* [Challenge]
Write the data out again exactly, dropping any images it holds.

* start Dataset extract *

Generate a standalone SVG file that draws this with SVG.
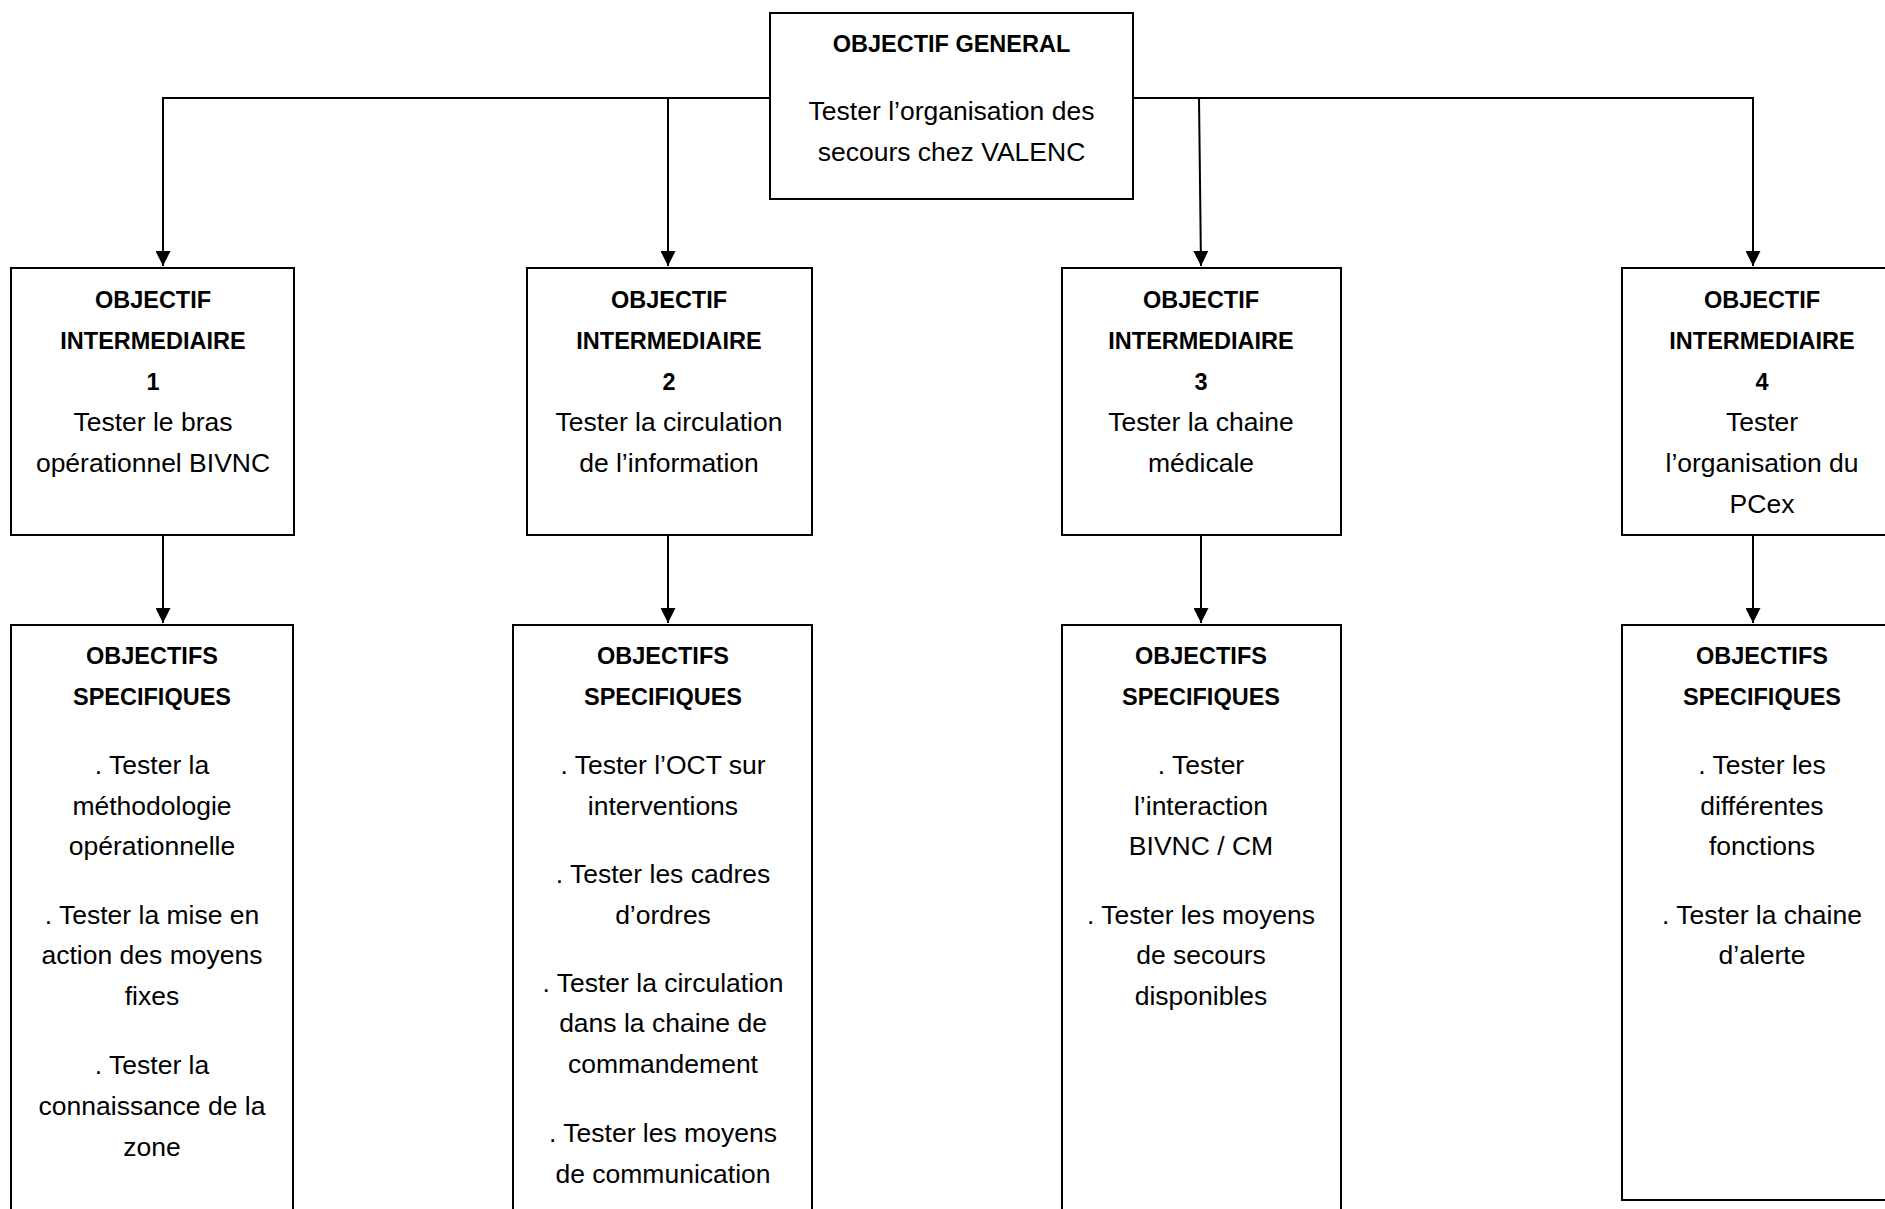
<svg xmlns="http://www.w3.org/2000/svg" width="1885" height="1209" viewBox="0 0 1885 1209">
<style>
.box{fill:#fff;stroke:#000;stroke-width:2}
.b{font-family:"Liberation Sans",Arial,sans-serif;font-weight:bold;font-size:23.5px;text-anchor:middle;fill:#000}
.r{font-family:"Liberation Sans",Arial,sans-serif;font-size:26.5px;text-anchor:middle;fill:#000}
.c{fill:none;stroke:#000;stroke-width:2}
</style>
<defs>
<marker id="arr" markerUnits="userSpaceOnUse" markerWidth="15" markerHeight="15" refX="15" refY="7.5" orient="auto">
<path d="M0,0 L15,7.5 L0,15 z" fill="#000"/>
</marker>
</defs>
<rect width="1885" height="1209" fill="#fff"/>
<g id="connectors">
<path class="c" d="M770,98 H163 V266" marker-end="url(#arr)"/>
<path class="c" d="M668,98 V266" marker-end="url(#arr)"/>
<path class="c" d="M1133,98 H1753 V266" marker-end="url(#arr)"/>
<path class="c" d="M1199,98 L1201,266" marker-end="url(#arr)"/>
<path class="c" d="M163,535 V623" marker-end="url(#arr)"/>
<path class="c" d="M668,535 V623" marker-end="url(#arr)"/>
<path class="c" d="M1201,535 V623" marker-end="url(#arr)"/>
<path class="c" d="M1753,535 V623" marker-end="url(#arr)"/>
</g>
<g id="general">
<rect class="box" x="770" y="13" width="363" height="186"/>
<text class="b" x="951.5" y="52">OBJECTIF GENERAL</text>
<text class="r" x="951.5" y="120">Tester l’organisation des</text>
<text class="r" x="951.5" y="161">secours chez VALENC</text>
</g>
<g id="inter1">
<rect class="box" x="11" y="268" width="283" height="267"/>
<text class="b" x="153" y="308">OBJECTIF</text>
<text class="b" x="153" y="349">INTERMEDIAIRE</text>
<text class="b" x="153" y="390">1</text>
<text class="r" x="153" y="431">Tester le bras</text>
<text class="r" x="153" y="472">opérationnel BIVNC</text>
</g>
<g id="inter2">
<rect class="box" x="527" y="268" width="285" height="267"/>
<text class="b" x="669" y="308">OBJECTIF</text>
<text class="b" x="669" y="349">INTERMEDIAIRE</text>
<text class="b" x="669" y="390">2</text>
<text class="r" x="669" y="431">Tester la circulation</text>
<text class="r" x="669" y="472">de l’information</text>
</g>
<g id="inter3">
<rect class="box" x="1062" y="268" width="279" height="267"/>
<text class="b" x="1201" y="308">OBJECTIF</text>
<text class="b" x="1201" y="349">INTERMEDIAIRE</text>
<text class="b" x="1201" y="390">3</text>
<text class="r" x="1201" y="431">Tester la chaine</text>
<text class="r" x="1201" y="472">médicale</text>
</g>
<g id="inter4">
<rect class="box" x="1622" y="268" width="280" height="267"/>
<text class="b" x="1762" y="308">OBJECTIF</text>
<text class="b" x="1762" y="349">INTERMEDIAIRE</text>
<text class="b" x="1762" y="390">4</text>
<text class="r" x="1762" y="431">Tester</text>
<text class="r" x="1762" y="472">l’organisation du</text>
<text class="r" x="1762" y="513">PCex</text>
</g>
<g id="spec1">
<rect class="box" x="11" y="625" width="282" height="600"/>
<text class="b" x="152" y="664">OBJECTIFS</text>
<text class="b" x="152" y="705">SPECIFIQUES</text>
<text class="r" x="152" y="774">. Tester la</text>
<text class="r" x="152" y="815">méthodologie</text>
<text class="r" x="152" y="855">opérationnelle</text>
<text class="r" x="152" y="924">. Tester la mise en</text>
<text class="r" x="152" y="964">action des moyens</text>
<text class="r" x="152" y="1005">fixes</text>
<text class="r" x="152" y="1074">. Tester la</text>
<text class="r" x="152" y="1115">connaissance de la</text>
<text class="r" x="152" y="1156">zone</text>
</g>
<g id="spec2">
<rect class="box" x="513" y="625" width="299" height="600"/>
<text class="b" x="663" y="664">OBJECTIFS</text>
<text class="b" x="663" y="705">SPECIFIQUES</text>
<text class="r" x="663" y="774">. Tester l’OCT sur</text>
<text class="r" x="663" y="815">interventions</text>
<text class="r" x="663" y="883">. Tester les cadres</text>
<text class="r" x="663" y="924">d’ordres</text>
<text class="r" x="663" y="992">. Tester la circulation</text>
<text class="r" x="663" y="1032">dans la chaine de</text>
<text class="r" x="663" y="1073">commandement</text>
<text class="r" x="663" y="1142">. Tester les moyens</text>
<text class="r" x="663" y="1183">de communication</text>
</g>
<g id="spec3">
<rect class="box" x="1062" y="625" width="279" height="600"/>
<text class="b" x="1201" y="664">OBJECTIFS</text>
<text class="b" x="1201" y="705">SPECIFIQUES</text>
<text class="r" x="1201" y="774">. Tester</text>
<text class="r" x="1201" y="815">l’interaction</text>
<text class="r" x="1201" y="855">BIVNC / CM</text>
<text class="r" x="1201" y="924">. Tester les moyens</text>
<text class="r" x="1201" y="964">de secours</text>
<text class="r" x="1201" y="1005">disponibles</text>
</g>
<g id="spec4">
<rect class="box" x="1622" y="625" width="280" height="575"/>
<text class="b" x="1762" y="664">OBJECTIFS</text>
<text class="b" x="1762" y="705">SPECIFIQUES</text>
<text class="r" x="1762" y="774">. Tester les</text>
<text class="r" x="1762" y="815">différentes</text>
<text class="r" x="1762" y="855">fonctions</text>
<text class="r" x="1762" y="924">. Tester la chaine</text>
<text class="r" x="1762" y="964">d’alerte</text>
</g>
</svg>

* end Dataset extract *

* [The solution]
Generate a standalone SVG file that draws this with SVG.
<svg xmlns="http://www.w3.org/2000/svg" width="1885" height="1209" viewBox="0 0 1885 1209">
<style>
.box{fill:#fff;stroke:#000;stroke-width:2}
.b{font-family:"Liberation Sans",Arial,sans-serif;font-weight:bold;font-size:23.5px;text-anchor:middle;fill:#000}
.r{font-family:"Liberation Sans",Arial,sans-serif;font-size:26.5px;text-anchor:middle;fill:#000}
.c{fill:none;stroke:#000;stroke-width:2}
</style>
<defs>
<marker id="arr" markerUnits="userSpaceOnUse" markerWidth="15" markerHeight="15" refX="15" refY="7.5" orient="auto">
<path d="M0,0 L15,7.5 L0,15 z" fill="#000"/>
</marker>
</defs>
<rect width="1885" height="1209" fill="#fff"/>
<g id="connectors">
<path class="c" d="M770,98 H163 V266" marker-end="url(#arr)"/>
<path class="c" d="M668,98 V266" marker-end="url(#arr)"/>
<path class="c" d="M1133,98 H1753 V266" marker-end="url(#arr)"/>
<path class="c" d="M1199,98 L1201,266" marker-end="url(#arr)"/>
<path class="c" d="M163,535 V623" marker-end="url(#arr)"/>
<path class="c" d="M668,535 V623" marker-end="url(#arr)"/>
<path class="c" d="M1201,535 V623" marker-end="url(#arr)"/>
<path class="c" d="M1753,535 V623" marker-end="url(#arr)"/>
</g>
<g id="general">
<rect class="box" x="770" y="13" width="363" height="186"/>
<text class="b" x="951.5" y="52">OBJECTIF GENERAL</text>
<text class="r" x="951.5" y="120">Tester l’organisation des</text>
<text class="r" x="951.5" y="161">secours chez VALENC</text>
</g>
<g id="inter1">
<rect class="box" x="11" y="268" width="283" height="267"/>
<text class="b" x="153" y="308">OBJECTIF</text>
<text class="b" x="153" y="349">INTERMEDIAIRE</text>
<text class="b" x="153" y="390">1</text>
<text class="r" x="153" y="431">Tester le bras</text>
<text class="r" x="153" y="472">opérationnel BIVNC</text>
</g>
<g id="inter2">
<rect class="box" x="527" y="268" width="285" height="267"/>
<text class="b" x="669" y="308">OBJECTIF</text>
<text class="b" x="669" y="349">INTERMEDIAIRE</text>
<text class="b" x="669" y="390">2</text>
<text class="r" x="669" y="431">Tester la circulation</text>
<text class="r" x="669" y="472">de l’information</text>
</g>
<g id="inter3">
<rect class="box" x="1062" y="268" width="279" height="267"/>
<text class="b" x="1201" y="308">OBJECTIF</text>
<text class="b" x="1201" y="349">INTERMEDIAIRE</text>
<text class="b" x="1201" y="390">3</text>
<text class="r" x="1201" y="431">Tester la chaine</text>
<text class="r" x="1201" y="472">médicale</text>
</g>
<g id="inter4">
<rect class="box" x="1622" y="268" width="280" height="267"/>
<text class="b" x="1762" y="308">OBJECTIF</text>
<text class="b" x="1762" y="349">INTERMEDIAIRE</text>
<text class="b" x="1762" y="390">4</text>
<text class="r" x="1762" y="431">Tester</text>
<text class="r" x="1762" y="472">l’organisation du</text>
<text class="r" x="1762" y="513">PCex</text>
</g>
<g id="spec1">
<rect class="box" x="11" y="625" width="282" height="600"/>
<text class="b" x="152" y="664">OBJECTIFS</text>
<text class="b" x="152" y="705">SPECIFIQUES</text>
<text class="r" x="152" y="774">. Tester la</text>
<text class="r" x="152" y="815">méthodologie</text>
<text class="r" x="152" y="855">opérationnelle</text>
<text class="r" x="152" y="924">. Tester la mise en</text>
<text class="r" x="152" y="964">action des moyens</text>
<text class="r" x="152" y="1005">fixes</text>
<text class="r" x="152" y="1074">. Tester la</text>
<text class="r" x="152" y="1115">connaissance de la</text>
<text class="r" x="152" y="1156">zone</text>
</g>
<g id="spec2">
<rect class="box" x="513" y="625" width="299" height="600"/>
<text class="b" x="663" y="664">OBJECTIFS</text>
<text class="b" x="663" y="705">SPECIFIQUES</text>
<text class="r" x="663" y="774">. Tester l’OCT sur</text>
<text class="r" x="663" y="815">interventions</text>
<text class="r" x="663" y="883">. Tester les cadres</text>
<text class="r" x="663" y="924">d’ordres</text>
<text class="r" x="663" y="992">. Tester la circulation</text>
<text class="r" x="663" y="1032">dans la chaine de</text>
<text class="r" x="663" y="1073">commandement</text>
<text class="r" x="663" y="1142">. Tester les moyens</text>
<text class="r" x="663" y="1183">de communication</text>
</g>
<g id="spec3">
<rect class="box" x="1062" y="625" width="279" height="600"/>
<text class="b" x="1201" y="664">OBJECTIFS</text>
<text class="b" x="1201" y="705">SPECIFIQUES</text>
<text class="r" x="1201" y="774">. Tester</text>
<text class="r" x="1201" y="815">l’interaction</text>
<text class="r" x="1201" y="855">BIVNC / CM</text>
<text class="r" x="1201" y="924">. Tester les moyens</text>
<text class="r" x="1201" y="964">de secours</text>
<text class="r" x="1201" y="1005">disponibles</text>
</g>
<g id="spec4">
<rect class="box" x="1622" y="625" width="280" height="575"/>
<text class="b" x="1762" y="664">OBJECTIFS</text>
<text class="b" x="1762" y="705">SPECIFIQUES</text>
<text class="r" x="1762" y="774">. Tester les</text>
<text class="r" x="1762" y="815">différentes</text>
<text class="r" x="1762" y="855">fonctions</text>
<text class="r" x="1762" y="924">. Tester la chaine</text>
<text class="r" x="1762" y="964">d’alerte</text>
</g>
</svg>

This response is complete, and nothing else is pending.